Obviously, if you have spatially constant vector fields, their spatial rates of change will be 0 in any direction. Application of the divergence and curl produce 0 or the zero vector, respectively. Sort of like how a constant function $f(x)=c$ in single variable calculus has a derivative of 0 everywhere.
Added: Using x,y,z to represent the standard Cartesian basis vectors instead of $\hat{i},\hat{j},\hat{k}$ is a sure recipe for trouble. How do you represent the scalar field $f(x,y,z)=3.5x + 6y + 4z$?
Addendum 2: Note that for coordinate systems in which the basis vectors are a function of space (e.g. cylindrical)
$$
\hat{e}_r = \cos(\theta) \hat{e}_1 + \sin(\theta) \hat{e}_2 \\
\hat{e}_\theta = -sin(\theta) \hat{e}_1 + \cos(\theta) \hat{e}_2 \\
\hat{e}_z = \hat{e}_3
$$
If you have a vector field with (cylindrical) components $5,6,3$ everywhere, it is not really a constant vector field at all because the basis vectors change from point to point
(Notice the contrast with rectangular cartesian, where a vector field with components $5,6, 3$ everywhere is a constant vector field.)
In fact, if you transform the components of this vector back to cartesian, the vector $5,6,3$ has cartesian components which are functions of space. E.g. its x component is $5 \cos(\theta) \hat{e}_1 - 6 \sin(\theta) \hat{e}_2 + \hat{e}_3$, where $\theta=\tan^{-1}(y/x)$
Best Answer
Remember that in the analogous case $\nabla \times \nabla f = 0$, some intuition for the result can be attained by integration: by Green's theorem this is equivalent to $\int \nabla f \cdot ds = 0$ around every closed loop, which is true because $\int_{\gamma} \nabla f \cdot ds = f(\gamma(1)) - f(\gamma(0)).$ Thus our intuition is that curl measures circulation, and $\nabla f$ cannot circulate because this would introduce a discontinuity in $f$ around a loop.

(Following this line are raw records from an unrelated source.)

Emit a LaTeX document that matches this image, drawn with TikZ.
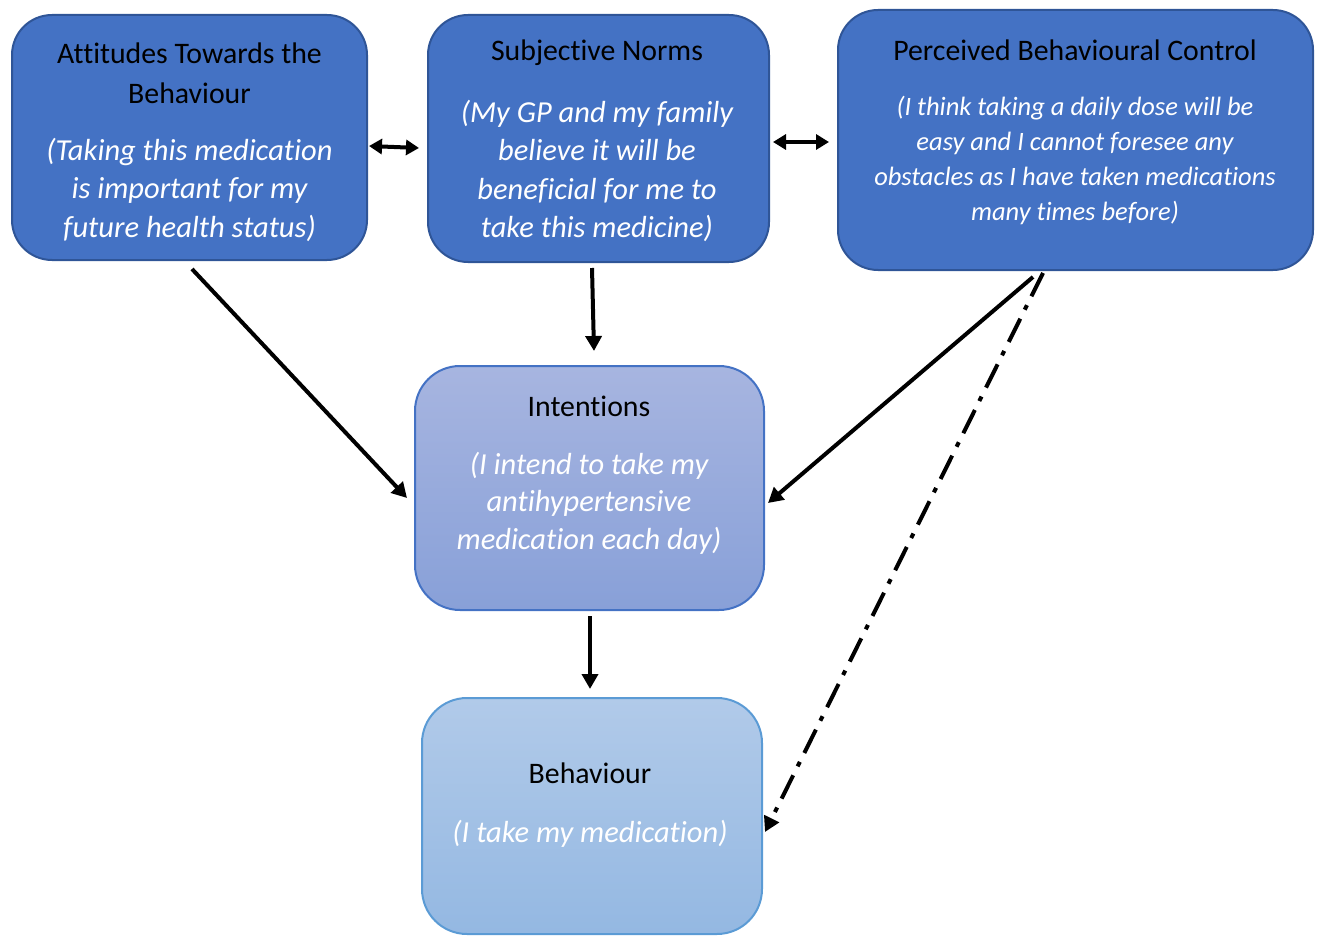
\documentclass[tikz,border=0pt]{standalone}
\usepackage{fontspec}
\setmainfont{Carlito}[Ligatures=NoCommon]
\usetikzlibrary{arrows.meta,calc}

\definecolor{topfill}{HTML}{4472C4}
\definecolor{topedge}{HTML}{2F5597}
\definecolor{inttop}{HTML}{A7B5E0}
\definecolor{intbot}{HTML}{88A0D8}
\definecolor{intedge}{HTML}{4472C4}
\definecolor{behtop}{HTML}{B1CAE9}
\definecolor{behbot}{HTML}{94B8E2}
\definecolor{behedge}{HTML}{5B9BD5}

\tikzset{
  box/.style={draw, line width=2pt, rounded corners=40pt, inner sep=0pt},
  upper/.style={box, fill=topfill, draw=topedge},
  title/.style={inner sep=0pt, align=center, text=black,
    font=\fontsize{29.8}{40}\selectfont},
  body/.style={inner sep=0pt, align=center, text=white,
    font=\fontsize{30.5}{38.5}\selectfont\itshape},
  smallbody/.style={body, font=\fontsize{26.5}{35}\selectfont\itshape},
  link/.style={line width=4pt, -{Triangle[length=15pt,width=16pt]}},
  twoway/.style={line width=4pt, {Triangle[length=13pt,width=15pt]}-{Triangle[length=13pt,width=15pt]}},
}

\begin{document}
\begin{tikzpicture}[x=1pt,y=-1pt]
\useasboundingbox (0,0) rectangle (1320,936);

% upper row of determinants
\node[upper, minimum width=355pt, minimum height=245pt] (att) at (189.5,137.5) {};
\node[upper, minimum width=341pt, minimum height=247pt] (sub) at (598.5,138.5) {};
\node[upper, minimum width=475pt, minimum height=260pt] (pbc) at (1075.5,140) {};

% intention and behaviour
\node[box, rounded corners=45pt, draw=intedge, top color=inttop, bottom color=intbot,
      minimum width=349pt, minimum height=244pt] (int) at (589.5,488) {};
\node[box, rounded corners=45pt, draw=behedge, top color=behtop, bottom color=behbot,
      minimum width=340pt, minimum height=236pt] (beh) at (592,816) {};

% texts
\node[title] (attT) at (189.5,73) {Attitudes Towards the\\Behaviour};
\node[body] (attB) at (189.5,189.5) {(Taking this medication\\is important for my\\future health status)};

\node[title] (subT) at (597,53) {Subjective Norms};
\node[body] (subB) at (597,171) {(My GP and my family\\believe it will be\\beneficial for me to\\take this medicine)};

\node[title] (pbcT) at (1075,50) {Perceived Behavioural Control};
\node[smallbody] (pbcB) at (1075,160) {(I think taking a daily dose will be\\easy and I cannot foresee any\\obstacles as I have taken medications\\many times before)};

\node[title] (intT) at (589,406) {Intentions};
\node[body, font=\fontsize{30.5}{37.5}\selectfont\itshape] (intB) at (589,503) {(I intend to take my\\antihypertensive\\medication each day)};

\node[title] (behT) at (590,773) {Behaviour};
\node[body] (behB) at (590,834) {(I take my medication)};

% connectors
\draw[twoway] ($(att.east)+(1,8.5)$) -- ($(sub.west)+(-8,9.5)$);
\draw[twoway] ($(sub.east)+(3,3.5)$) -- ($(pbc.west)+(-8,2)$);
\draw[link] ($(att.south)+(2.5,8)$) -- ($(int.west)+(-7,10)$);
\draw[link] ($(sub.south)+(-6.5,5)$) -- ($(int.north)+(4.5,-14)$);
\draw[link] ($(pbc.south)+(-42.5,6)$) -- ($(int.east)+(3,15)$);
\draw[link] ($(int.south)+(0.5,5)$) -- ($(beh.north)+(-2,-8)$);
\draw[link, dash pattern=on 26pt off 10pt on 5pt off 10pt]
  ($(pbc.south)+(-32.5,2)$) -- ($(beh.east)+(2,16)$);
\end{tikzpicture}
\end{document}
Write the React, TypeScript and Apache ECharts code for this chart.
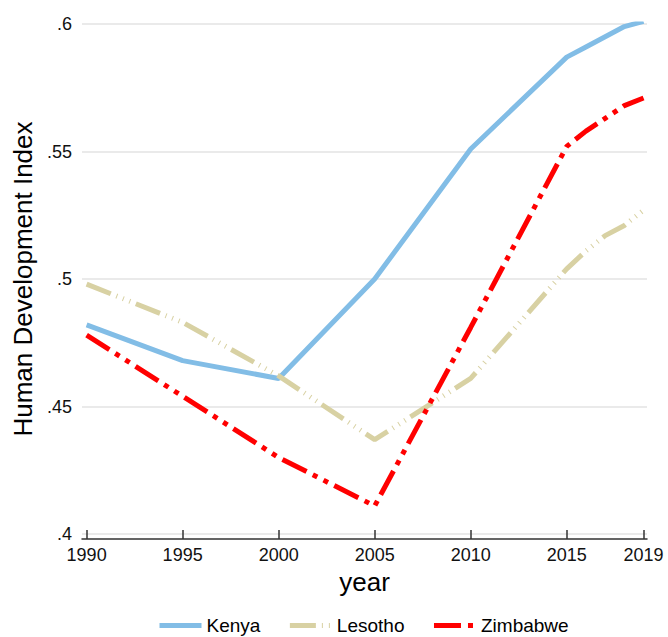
import React, { useEffect, useRef } from "react";
import * as echarts from "echarts";

const kenyaYears = [1990, 1995, 2000, 2005, 2010, 2015, 2016, 2017, 2018, 2019];
const kenyaHDI = [0.482, 0.468, 0.461, 0.5, 0.551, 0.587, 0.591, 0.595, 0.599, 0.601];

const lesothoYears = [1990, 1995, 2000, 2005, 2010, 2015, 2016, 2017, 2018, 2019];
const lesothoHDI = [0.498, 0.483, 0.462, 0.437, 0.461, 0.504, 0.511, 0.517, 0.521, 0.527];

const zimbabweYears = [1990, 1995, 2000, 2005, 2010, 2015, 2016, 2017, 2018, 2019];
const zimbabweHDI = [0.478, 0.454, 0.43, 0.411, 0.481, 0.552, 0.558, 0.563, 0.568, 0.571];

const xTicks = [1990, 1995, 2000, 2005, 2010, 2015, 2019];

const FONT = "'Liberation Sans', Arial, sans-serif";

function pairs(xs: number[], ys: number[]) {
  return xs.map((x, i) => [x, ys[i]]);
}

export default function App() {
  const ref = useRef<HTMLDivElement>(null);
  useEffect(() => {
    if (!ref.current) return;
    const chart = echarts.init(ref.current, undefined, { renderer: "svg" });
    chart.setOption({
      animation: false,
      backgroundColor: "#ffffff",
      grid: { left: 82, right: 21, top: 24, bottom: 103, containLabel: false },
      xAxis: {
        type: "value",
        min: 1989.76,
        max: 2019.18,
        offset: 5,
        name: "year",
        nameLocation: "middle",
        nameGap: 23,
        nameTextStyle: { fontFamily: FONT, fontSize: 26, color: "#000" },
        axisLine: { show: true, lineStyle: { color: "#333", width: 1.5 } },
        axisTick: {
          show: true,
          inside: true,
          length: 9,
          customValues: xTicks,
          lineStyle: { color: "#333", width: 1.5 },
        },
        axisLabel: {
          customValues: xTicks,
          margin: 7,
          fontFamily: FONT,
          fontSize: 18,
          color: "#111",
          formatter: (v: number) => String(Math.round(v)),
        },
        splitLine: { show: false },
      },
      yAxis: {
        type: "value",
        min: 0.4,
        max: 0.6,
        interval: 0.05,
        name: "Human Development Index",
        nameLocation: "middle",
        nameGap: 45,
        nameTextStyle: {
          fontFamily: FONT,
          fontSize: 26,
          color: "#000",
        },
        axisLine: { show: false },
        axisTick: { show: false },
        axisLabel: {
          margin: 10,
          fontFamily: FONT,
          fontSize: 18,
          color: "#111",
          formatter: (v: number) => String(parseFloat(v.toFixed(2))).replace(/^0/, ""),
        },
        splitLine: { show: true, lineStyle: { color: "#e3e3e3", width: 1.5 } },
      },
      legend: {
        left: 157,
        top: 616,
        padding: 0,
        itemWidth: 42,
        itemHeight: 14,
        itemGap: 27,
        selectedMode: false,
        textStyle: { fontFamily: FONT, fontSize: 19, color: "#000" },
        itemStyle: { opacity: 0 },
        lineStyle: { width: 5 },
        data: ["Kenya", "Lesotho", "Zimbabwe"],
      },
      series: [
        {
          name: "Kenya",
          type: "line",
          data: pairs(kenyaYears, kenyaHDI),
          showSymbol: false,
          symbol: "circle",
          color: "#82bde6",
          lineStyle: { color: "#82bde6", width: 5, type: "solid" },
        },
        {
          name: "Lesotho",
          type: "line",
          data: pairs(lesothoYears, lesothoHDI),
          showSymbol: false,
          symbol: "circle",
          color: "#d8d1a3",
          lineStyle: {
            color: "#d8d1a3",
            width: 5,
            type: [26, 6, 1, 6, 1, 6, 1, 6],
            cap: "butt",
          },
        },
        {
          name: "Zimbabwe",
          type: "line",
          data: pairs(zimbabweYears, zimbabweHDI),
          showSymbol: false,
          symbol: "circle",
          color: "#ff0000",
          lineStyle: {
            color: "#ff0000",
            width: 5,
            type: [27, 7, 5, 7, 5, 7],
            cap: "butt",
          },
        },
      ],
    });
    return () => chart.dispose();
  }, []);
  return <div ref={ref} style={{ width: 668, height: 637, position: "absolute", left: 0, top: 0 }} />;
}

Let's try the same thing: by the divergence theorem, it suffices to show that $\int_\Sigma (\nabla \times V) \cdot \hat n\ dA = 0$ for every closed surface $\Sigma$. By Stokes' theorem we know $$\int_\Sigma (\nabla \times V) \cdot \hat n\ dA = \int_{\partial \Sigma}V\cdot ds,$$which vanishes because $\Sigma$ is closed (i.e. $\partial \Sigma = \emptyset$).
In more intuitive terms, the divergence measures flux through a small cube; but the flux of a curl through a closed surface must be zero because there is no boundary curve for the circulation to accumulate upon.
As Nameless alluded to in his comment, you can get a more unified understanding of what's going on here by studying differential forms. All these geometric differential operators $\nabla, \nabla \times, \nabla \cdot$ are exterior derivatives $d_0,d_1,d_2$, and the identity $d_{k+1} \circ d_k = 0$ can be seen either by expanding out the partial derivative expression and noting that everything cancels (what I assume you've done in your proof), but also by applying the general Stokes theorem twice and noting that the boundary of a boundary is always empty.